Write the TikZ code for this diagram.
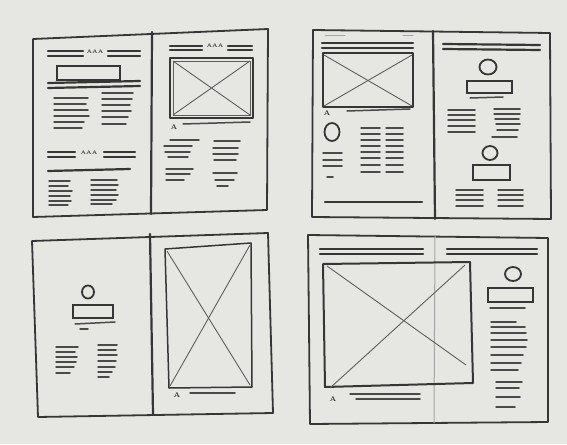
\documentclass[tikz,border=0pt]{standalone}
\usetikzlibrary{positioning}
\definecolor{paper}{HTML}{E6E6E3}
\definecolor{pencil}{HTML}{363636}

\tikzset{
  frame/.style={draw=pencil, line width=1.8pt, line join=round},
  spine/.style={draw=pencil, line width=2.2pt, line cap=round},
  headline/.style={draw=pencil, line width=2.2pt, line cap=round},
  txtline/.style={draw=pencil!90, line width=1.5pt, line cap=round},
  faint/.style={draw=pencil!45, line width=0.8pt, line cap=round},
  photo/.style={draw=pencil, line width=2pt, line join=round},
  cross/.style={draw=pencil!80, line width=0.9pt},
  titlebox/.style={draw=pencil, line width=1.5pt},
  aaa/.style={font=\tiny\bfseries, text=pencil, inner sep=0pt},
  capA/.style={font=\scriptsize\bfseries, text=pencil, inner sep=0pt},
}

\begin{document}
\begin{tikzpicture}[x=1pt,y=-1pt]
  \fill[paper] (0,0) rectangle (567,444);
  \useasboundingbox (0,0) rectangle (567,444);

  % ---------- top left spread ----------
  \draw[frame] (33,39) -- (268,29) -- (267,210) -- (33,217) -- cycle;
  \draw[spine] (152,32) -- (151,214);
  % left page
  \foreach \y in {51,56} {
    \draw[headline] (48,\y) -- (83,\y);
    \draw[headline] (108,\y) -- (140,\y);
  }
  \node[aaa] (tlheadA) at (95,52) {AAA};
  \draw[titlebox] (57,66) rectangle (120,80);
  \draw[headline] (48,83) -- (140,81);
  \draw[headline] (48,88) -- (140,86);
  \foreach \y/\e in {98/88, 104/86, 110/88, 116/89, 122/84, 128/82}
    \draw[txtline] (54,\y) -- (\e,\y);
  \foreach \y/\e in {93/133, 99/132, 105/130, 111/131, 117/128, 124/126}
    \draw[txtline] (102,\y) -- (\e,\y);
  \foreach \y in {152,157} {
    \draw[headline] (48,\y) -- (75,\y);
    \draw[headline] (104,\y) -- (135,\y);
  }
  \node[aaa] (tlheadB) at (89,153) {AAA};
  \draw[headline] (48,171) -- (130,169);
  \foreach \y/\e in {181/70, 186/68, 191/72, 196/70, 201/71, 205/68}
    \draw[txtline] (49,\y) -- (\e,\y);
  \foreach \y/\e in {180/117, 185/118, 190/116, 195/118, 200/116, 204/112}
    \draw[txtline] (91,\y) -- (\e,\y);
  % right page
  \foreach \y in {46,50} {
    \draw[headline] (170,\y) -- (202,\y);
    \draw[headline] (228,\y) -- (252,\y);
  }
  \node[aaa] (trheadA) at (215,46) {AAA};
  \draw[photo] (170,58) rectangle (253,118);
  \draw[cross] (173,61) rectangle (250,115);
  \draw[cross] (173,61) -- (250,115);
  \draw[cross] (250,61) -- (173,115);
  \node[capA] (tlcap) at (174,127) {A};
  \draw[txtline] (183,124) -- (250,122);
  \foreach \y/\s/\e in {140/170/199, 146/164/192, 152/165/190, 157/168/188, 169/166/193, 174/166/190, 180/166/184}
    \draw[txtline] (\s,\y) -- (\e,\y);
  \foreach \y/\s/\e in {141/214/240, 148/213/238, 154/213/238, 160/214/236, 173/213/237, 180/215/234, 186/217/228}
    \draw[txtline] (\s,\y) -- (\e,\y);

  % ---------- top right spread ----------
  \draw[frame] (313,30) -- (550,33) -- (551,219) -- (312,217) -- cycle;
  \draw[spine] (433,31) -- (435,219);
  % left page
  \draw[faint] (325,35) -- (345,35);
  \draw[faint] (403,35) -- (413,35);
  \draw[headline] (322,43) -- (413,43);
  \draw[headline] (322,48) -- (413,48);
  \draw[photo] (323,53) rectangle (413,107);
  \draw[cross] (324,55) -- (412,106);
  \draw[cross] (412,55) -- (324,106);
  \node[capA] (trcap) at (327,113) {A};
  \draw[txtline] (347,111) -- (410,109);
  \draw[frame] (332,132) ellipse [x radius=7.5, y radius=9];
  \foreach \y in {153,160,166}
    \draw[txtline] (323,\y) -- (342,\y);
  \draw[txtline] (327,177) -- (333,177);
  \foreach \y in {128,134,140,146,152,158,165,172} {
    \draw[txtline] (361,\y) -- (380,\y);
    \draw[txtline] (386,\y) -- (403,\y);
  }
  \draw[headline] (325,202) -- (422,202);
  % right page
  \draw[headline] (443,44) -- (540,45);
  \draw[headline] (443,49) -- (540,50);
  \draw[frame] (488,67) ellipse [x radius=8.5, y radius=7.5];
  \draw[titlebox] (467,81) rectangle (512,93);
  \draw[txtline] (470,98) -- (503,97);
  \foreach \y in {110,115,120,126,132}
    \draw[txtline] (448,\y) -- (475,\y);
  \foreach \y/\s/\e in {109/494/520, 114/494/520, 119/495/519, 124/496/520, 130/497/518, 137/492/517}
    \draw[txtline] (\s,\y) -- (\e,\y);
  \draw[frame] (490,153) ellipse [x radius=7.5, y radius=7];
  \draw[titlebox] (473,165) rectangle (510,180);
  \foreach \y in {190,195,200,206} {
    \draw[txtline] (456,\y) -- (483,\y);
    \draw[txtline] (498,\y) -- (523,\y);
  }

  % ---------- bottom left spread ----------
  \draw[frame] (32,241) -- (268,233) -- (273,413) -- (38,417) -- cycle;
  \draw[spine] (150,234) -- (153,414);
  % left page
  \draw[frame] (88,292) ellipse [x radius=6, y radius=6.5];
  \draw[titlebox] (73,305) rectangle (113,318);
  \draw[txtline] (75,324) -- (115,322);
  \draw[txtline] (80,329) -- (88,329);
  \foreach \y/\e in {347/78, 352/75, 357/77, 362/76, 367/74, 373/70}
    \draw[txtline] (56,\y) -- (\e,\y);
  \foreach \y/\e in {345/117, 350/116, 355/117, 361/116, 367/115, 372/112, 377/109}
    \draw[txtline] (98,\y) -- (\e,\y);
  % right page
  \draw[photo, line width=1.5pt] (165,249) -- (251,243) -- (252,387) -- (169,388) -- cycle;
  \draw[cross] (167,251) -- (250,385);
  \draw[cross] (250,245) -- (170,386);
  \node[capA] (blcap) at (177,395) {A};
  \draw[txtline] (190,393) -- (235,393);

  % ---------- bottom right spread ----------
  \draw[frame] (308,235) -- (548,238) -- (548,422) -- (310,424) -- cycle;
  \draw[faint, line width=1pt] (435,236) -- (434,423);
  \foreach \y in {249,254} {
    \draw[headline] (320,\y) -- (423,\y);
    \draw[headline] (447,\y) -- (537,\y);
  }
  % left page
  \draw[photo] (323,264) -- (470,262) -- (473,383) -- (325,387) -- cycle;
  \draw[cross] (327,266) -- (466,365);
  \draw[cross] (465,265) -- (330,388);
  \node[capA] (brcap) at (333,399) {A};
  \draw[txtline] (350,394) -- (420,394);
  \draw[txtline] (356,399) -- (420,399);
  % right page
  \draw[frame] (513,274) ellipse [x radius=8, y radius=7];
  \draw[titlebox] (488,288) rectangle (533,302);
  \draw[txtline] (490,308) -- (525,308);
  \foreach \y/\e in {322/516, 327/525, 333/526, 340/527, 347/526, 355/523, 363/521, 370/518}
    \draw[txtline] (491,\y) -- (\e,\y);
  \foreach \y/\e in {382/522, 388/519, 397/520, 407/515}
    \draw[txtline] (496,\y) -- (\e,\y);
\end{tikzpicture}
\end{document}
***
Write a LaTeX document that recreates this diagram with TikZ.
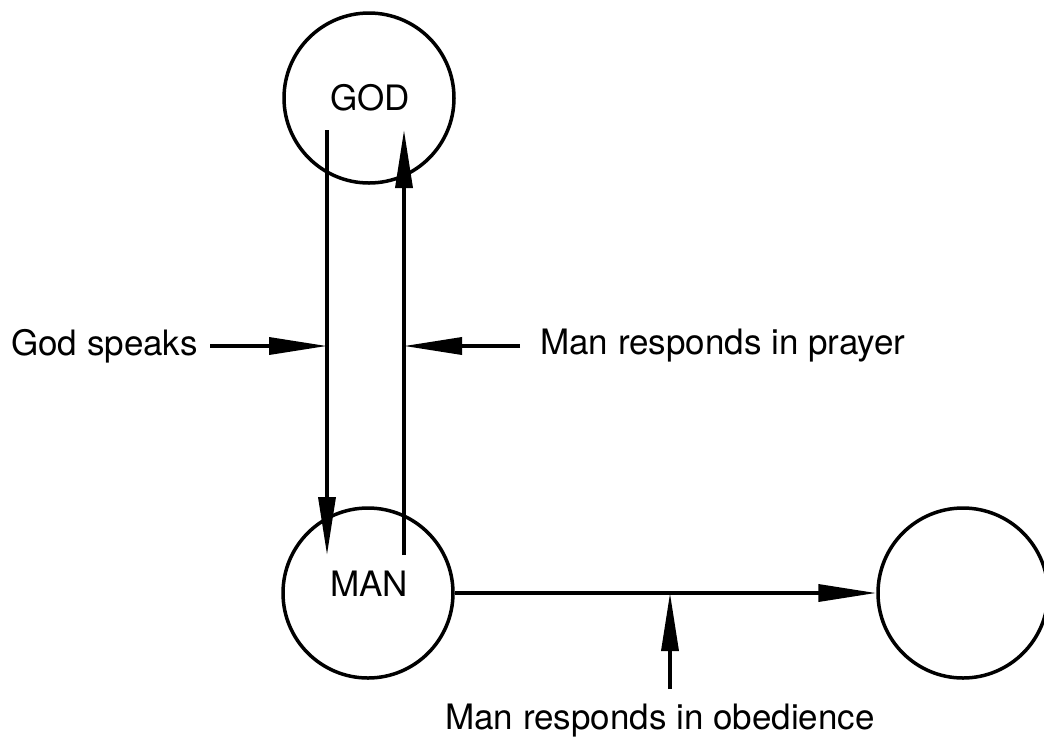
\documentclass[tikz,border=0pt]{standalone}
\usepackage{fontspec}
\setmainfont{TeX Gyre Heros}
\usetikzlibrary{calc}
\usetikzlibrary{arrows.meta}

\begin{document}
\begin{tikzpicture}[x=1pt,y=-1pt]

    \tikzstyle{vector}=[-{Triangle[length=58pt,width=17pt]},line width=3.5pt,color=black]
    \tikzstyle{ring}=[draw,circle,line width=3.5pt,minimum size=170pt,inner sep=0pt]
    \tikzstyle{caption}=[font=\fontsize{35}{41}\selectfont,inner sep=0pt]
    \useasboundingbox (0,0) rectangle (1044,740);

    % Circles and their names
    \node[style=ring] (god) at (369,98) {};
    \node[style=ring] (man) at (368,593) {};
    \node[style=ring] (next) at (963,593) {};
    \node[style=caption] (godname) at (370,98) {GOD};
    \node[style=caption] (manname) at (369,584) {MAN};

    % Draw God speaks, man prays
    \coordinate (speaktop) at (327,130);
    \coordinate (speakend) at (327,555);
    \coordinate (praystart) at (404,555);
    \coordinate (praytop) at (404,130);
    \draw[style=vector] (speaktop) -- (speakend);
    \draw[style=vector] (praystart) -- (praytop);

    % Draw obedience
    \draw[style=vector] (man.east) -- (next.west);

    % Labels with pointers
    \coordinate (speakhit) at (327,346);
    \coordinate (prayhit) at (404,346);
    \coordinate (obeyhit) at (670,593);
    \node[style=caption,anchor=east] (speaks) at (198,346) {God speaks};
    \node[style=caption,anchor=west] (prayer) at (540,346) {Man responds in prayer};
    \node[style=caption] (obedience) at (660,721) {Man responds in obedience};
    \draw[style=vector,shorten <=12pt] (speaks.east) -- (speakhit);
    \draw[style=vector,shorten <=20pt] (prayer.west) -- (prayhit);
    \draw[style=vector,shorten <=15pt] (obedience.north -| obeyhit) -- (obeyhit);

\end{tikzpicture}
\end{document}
***
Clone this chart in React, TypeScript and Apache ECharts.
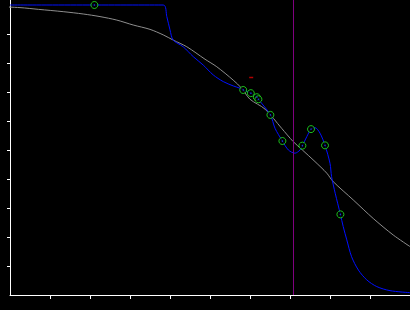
***
Do this: Read through the lines above and collect those that contain the string "Write".

Exercise answer:
Write the TikZ code for this diagram.
Write a LaTeX document that recreates this diagram with TikZ.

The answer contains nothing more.